After reading Weight, I returned to a book I had read much earlier this year, Grief Lessons, a collection of four of Euripedes’ plays recently translated by Anne Carson. Two of the four plays feature Herakles (the first being the eponymous Herakles), and the handling of Herakles there is just as stunningly ambiguous. Euripedes, filtered by Carson, builds up a Herakles who, while the greatest of all men, is bowed down and broken by the weight of the gods, by divine imperatives which he cannot comprehend and more often than not appear as mere catastrophe. Herakles is never given a moment of emotional stability, he swings through triumph, anguish, hope and hilarity and despair in just a few pages. Herakles is emphatically shredded by his nature. He does not have the luxury of semidivinity. He is fully divine and fully human, and because of that has earned the wrath of forces that he cannot understand or control. The Gods of Euripedes are frightening, not because of their power, but because of their prerogative. Herakles, the most powerful of men, the God trapped in flesh, cannot resist the divine, burgeoning within him and pressing down from outside.

Herakles represents an incredibly difficult relationship to the divine, and his struggle to fix himself at one point on his polarized nature is reflects that. Herakles’ nature emphatically “others” him, it queers him from the rest of society, from his peers. Herakles is made strange by divinity. Comparing these two texts allows us to see more clearly the ways in which Herakles works through his relationship to the divine.

Neoclassical Syncretism takes the first part of its name very seriously. Neoclassical here means that the work done is grounded heavily in traditions past. What differentiates it from simple modern eclecticism is both focus and scholarship. Theology is developed along lines of scholarship originating in the target culture. I apply Neoclassical Syncretism to Hellenistic Civilization, but it could just as easily be applied to Celtic or Germanic civilizations. Starting with an understanding of the parent culture, Neoclassical Syncretism moves forward examining texts spread throughout time, and assembles from them a growing theological/philosophical practice. Unlike Reconstruction, which has an end point in mind, the successful reconstruction of the target religion, Neoclassical Syncretism is entirely open ended.

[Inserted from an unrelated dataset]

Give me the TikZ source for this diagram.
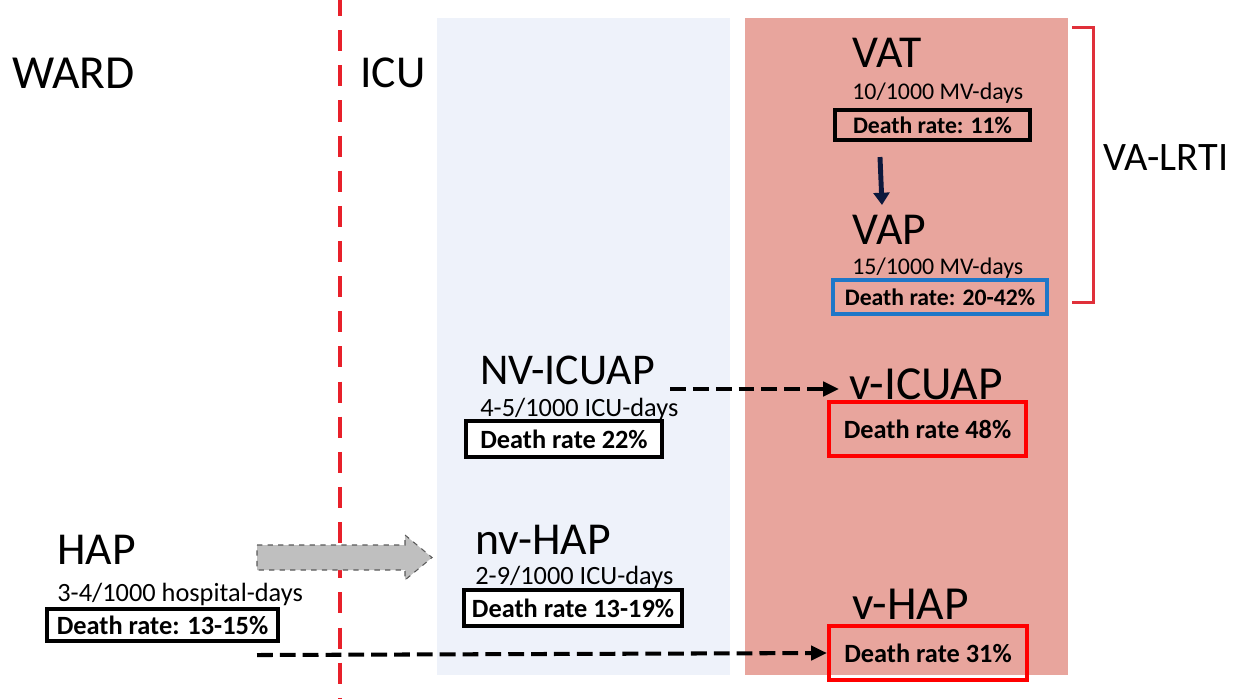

Neoclassical Syncretism aims to provide a basic groundwork through which multiple personal experiences within a particular faith path can relate through their fundamental grounding in the same tradition and technique while still providing a great deal of room for personal expression and exploration. This approach thus removes the difficulty of unverified personal gnosis, as each practitioner will eventually establish a unique and idiosyncratic view of the parent tradition. Indeed, Neoclassical Syncretism prizes variation, as a plurality of voices provides more and more room for insight.